Другим повезло меньше, чем мне. Я говорю не только о его бесчисленных непосредственных жертвах, но и о том, что разрушено и загублено в сознании тех, кто был вынужден принять крушение самых благородных своих идеалов и собственную моральную смерть. Или о мечтах и надеждах, связываемых с ликвидацией режима, силой насажденного им в Испании, воплощения которых столько людей не дождалось. Я думаю о Сиприано Мере, командире IV армейского корпуса республиканцев, умершем в тесноте и нищете парижской больницы, в то время как его жизнь искусственно поддерживали наисовременнейшим хирургическим оборудованием.
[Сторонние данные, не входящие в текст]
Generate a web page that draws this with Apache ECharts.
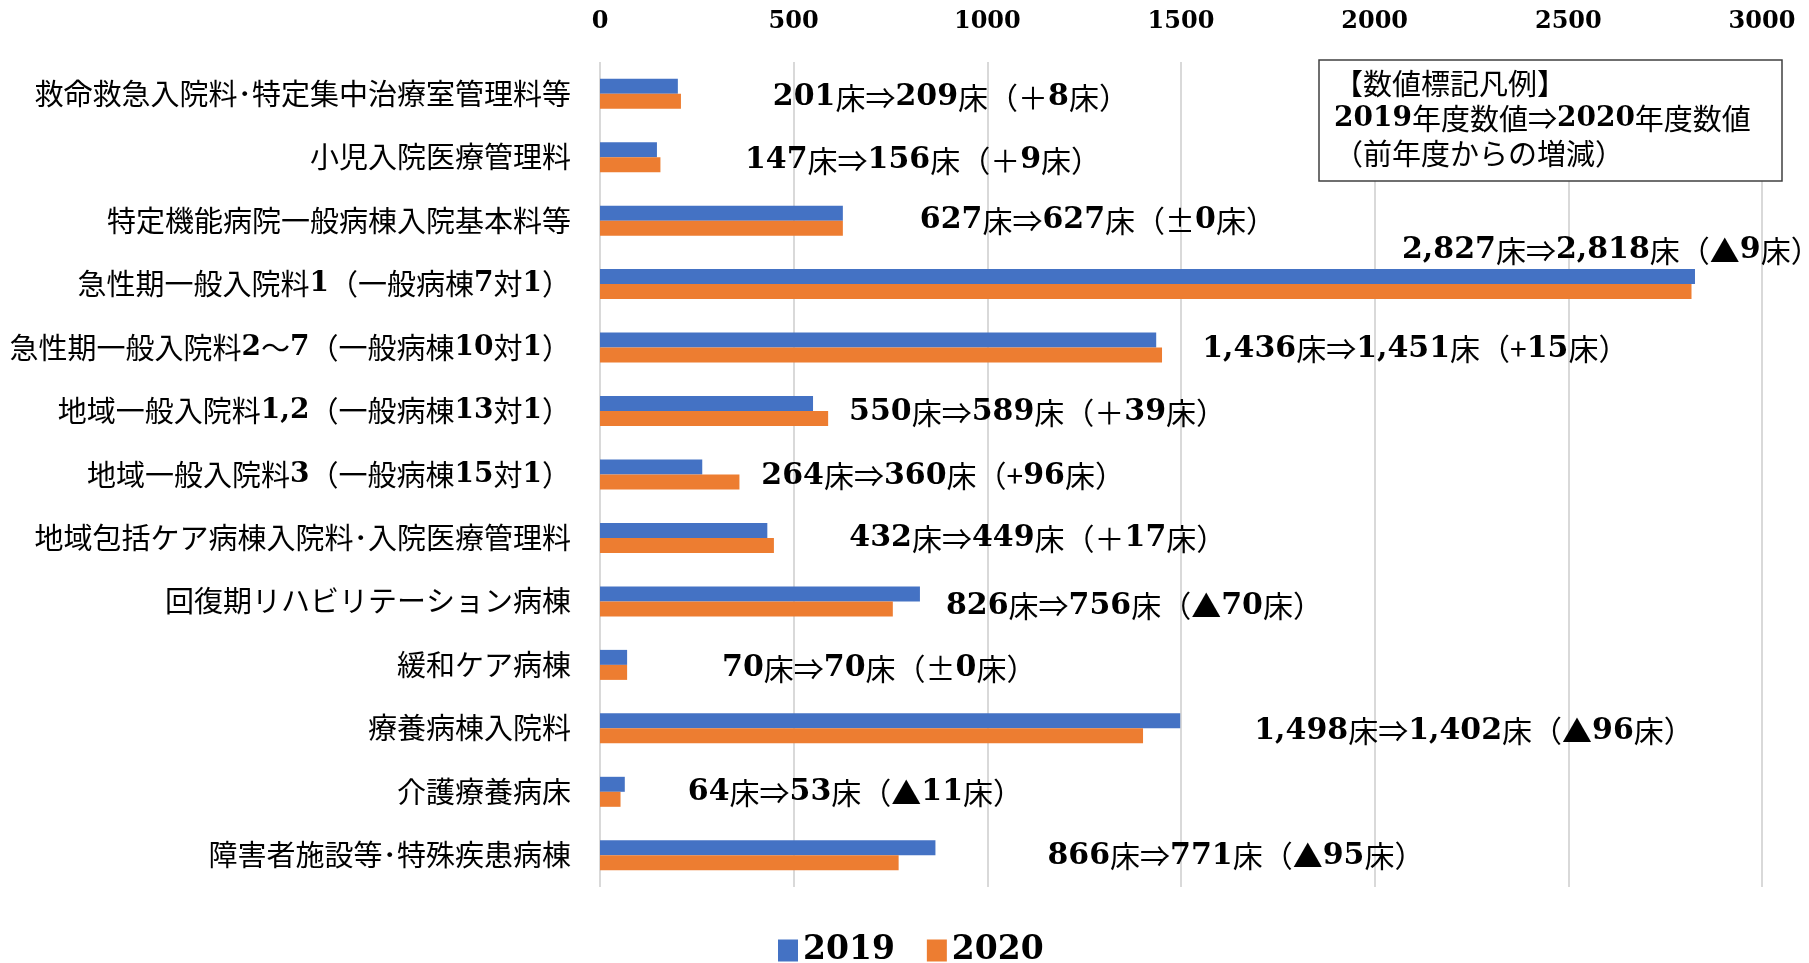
<!DOCTYPE html>
<html>
<head>
<meta charset="utf-8">
<script src="https://cdn.jsdelivr.net/npm/echarts@6/dist/echarts.min.js"></script>
<style>
html, body { margin: 0; padding: 0; background: #fff; }
#main { width: 1809px; height: 963px; }
</style>
</head>
<body>
<div id="main"></div>
<script>
var categories = [
    '救命救急入院料･特定集中治療室管理料等',
    '小児入院医療管理料',
    '特定機能病院一般病棟入院基本料等',
    '急性期一般入院料1（一般病棟7対1）',
    '急性期一般入院料2～7（一般病棟10対1）',
    '地域一般入院料1,2（一般病棟13対1）',
    '地域一般入院料3（一般病棟15対1）',
    '地域包括ケア病棟入院料･入院医療管理料',
    '回復期リハビリテーション病棟',
    '緩和ケア病棟',
    '療養病棟入院料',
    '介護療養病床',
    '障害者施設等･特殊疾患病棟'
];
var beds2019 = [201, 147, 627, 2827, 1436, 550, 264, 432, 826, 70, 1498, 64, 866];
var beds2020 = [209, 156, 627, 2818, 1451, 589, 360, 449, 756, 70, 1402, 53, 771];
var seriesNames = ['2019', '2020'];
var axisMin = 0, axisMax = 3000, axisStep = 500;
// rows whose label was typed with a half-width plus sign
var halfPlusRows = [4, 6];

// where each value label sits relative to the end of the 2019 bar
var labelOffsets = [[95, 11], [88, 11], [77, 7], [-293, -26], [46, 9], [36, 9], [59, 9],
    [82, 8], [26, 12], [95, 11], [74, 10], [63, 8], [112, 8]];

var jp = '"Noto Sans CJK JP"';
var num = '"DejaVu Serif"';

function fmtNum(v) {
    return String(v).replace(/\B(?=(\d{3})+(?!\d))/g, ',');
}
function richDigits(s) {
    return s.replace(/([0-9][0-9,]*)/g, '{d|$1}');
}
function valueLabel(i) {
    var a = beds2019[i], b = beds2020[i], d = b - a;
    var plus = halfPlusRows.indexOf(i) >= 0 ? '+' : '＋';
    var diff = d > 0 ? plus + d : (d < 0 ? '▲' + (-d) : '±0');
    return richDigits(fmtNum(a) + '床⇒' + fmtNum(b) + '床（' + diff + '床）');
}

var myChart = echarts.init(document.getElementById('main'));
var option = {
    animation: false,
    color: ['#4472C4', '#ED7D31'],
    grid: { left: 600, right: 47, top: 62, height: 825 },
    legend: {
        data: seriesNames,
        left: 773,
        top: 929,
        icon: 'rect',
        itemWidth: 20,
        itemHeight: 22,
        itemGap: 32,
        textStyle: { fontFamily: num, fontWeight: 'bold', fontSize: 33, color: '#000' }
    },
    xAxis: {
        type: 'value',
        position: 'top',
        min: axisMin,
        max: axisMax,
        interval: axisStep,
        axisLine: { show: false },
        axisTick: { show: false },
        axisLabel: {
            margin: 28, fontFamily: num, fontWeight: 'bold', fontSize: 24, color: '#000',
            formatter: function (v) { return String(v); }
        },
        splitLine: { lineStyle: { color: '#d9d9d9', width: 2 } }
    },
    yAxis: {
        type: 'category',
        data: categories,
        inverse: true,
        axisLine: { show: false },
        axisTick: { show: false },
        axisLabel: {
            margin: 29,
            fontFamily: jp,
            fontSize: 29,
            color: '#000',
            formatter: function (v) { return richDigits(v); },
            rich: { d: { fontFamily: num, fontWeight: 'bold', fontSize: 28, color: '#000' } }
        }
    },
    graphic: [
        {
            type: 'rect',
            shape: { x: 1319, y: 60, width: 463, height: 121 },
            style: { fill: '#fff', stroke: '#404040', lineWidth: 1.5 },
            z: 10
        },
        {
            type: 'text',
            x: 1334,
            y: 66,
            z: 11,
            style: {
                text: '【数値標記凡例】\n' + richDigits('2019年度数値⇒2020年度数値') + '\n（前年度からの増減）',
                fontFamily: jp,
                fontSize: 29,
                lineHeight: 35,
                fill: '#000',
                rich: { d: { fontFamily: num, fontWeight: 'bold', fontSize: 28, lineHeight: 35, fill: '#000' } }
            }
        }
    ],
    series: [
        {
            name: seriesNames[0],
            type: 'bar',
            barWidth: 15,
            barGap: '0%',
            data: beds2019.map(function (v, i) {
                return { value: v, label: { offset: labelOffsets[i] } };
            }),
            label: {
                show: true,
                position: 'right',
                distance: 0,
                fontFamily: jp,
                fontSize: 30,
                color: '#000',
                formatter: function (p) { return valueLabel(p.dataIndex); },
                rich: { d: { fontFamily: num, fontWeight: 'bold', fontSize: 30, color: '#000' } }
            }
        },
        {
            name: seriesNames[1],
            type: 'bar',
            barWidth: 15,
            barGap: '0%',
            data: beds2020
        }
    ]
};
myChart.setOption(option);
window.addEventListener('resize', function () {
    myChart.resize();
});
</script>
</body>
</html>
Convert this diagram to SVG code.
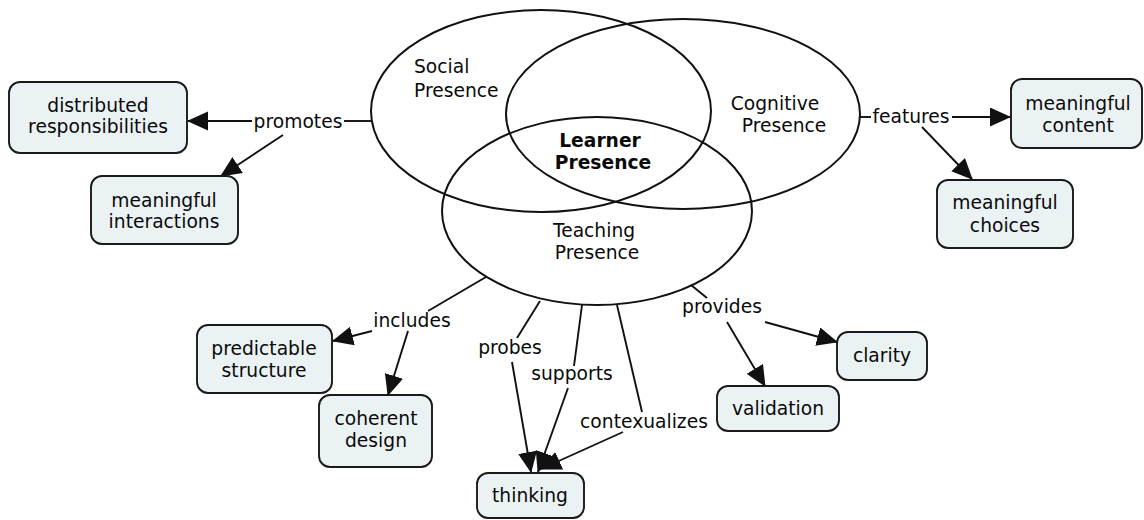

Думаю о Леоне Фелипе, о Максе Аубе, Хулио Альваресе дель Вайо и стольких других, что героически, до последнего, сохранили верность принципам, за которые так благородно боролись, Для них его зловещий конец, достойный кисти Гойи или пера Валье-Инклана, наступил слишком поздно, Их уже никому не воскресить.
Но и для меня эта весть пришла с опозданием, как согласие на брак, данное долгое время спустя после предложения руки, когда человек, сделавший его, уже устал ждать и — как может — устраивает свою судьбу с другой. Чтобы произвести должный эффект, этой вести следовало прийти пятнадцать лет назад, когда я еще страстно любил свою страну и мог принять участие в общественной жизни с куда большей верой и энтузиазмом, чем ныне. А в 1975 году я уже, как говорил Луис Сернуда, — «испанец без желаний», испанец, который есть то, что он есть, лишь потому, что ничем иным быть не может. Для меня урон также оказался непоправимым, и я приспосабливаюсь к нему на свой лад, без злопамятства и ностальгии.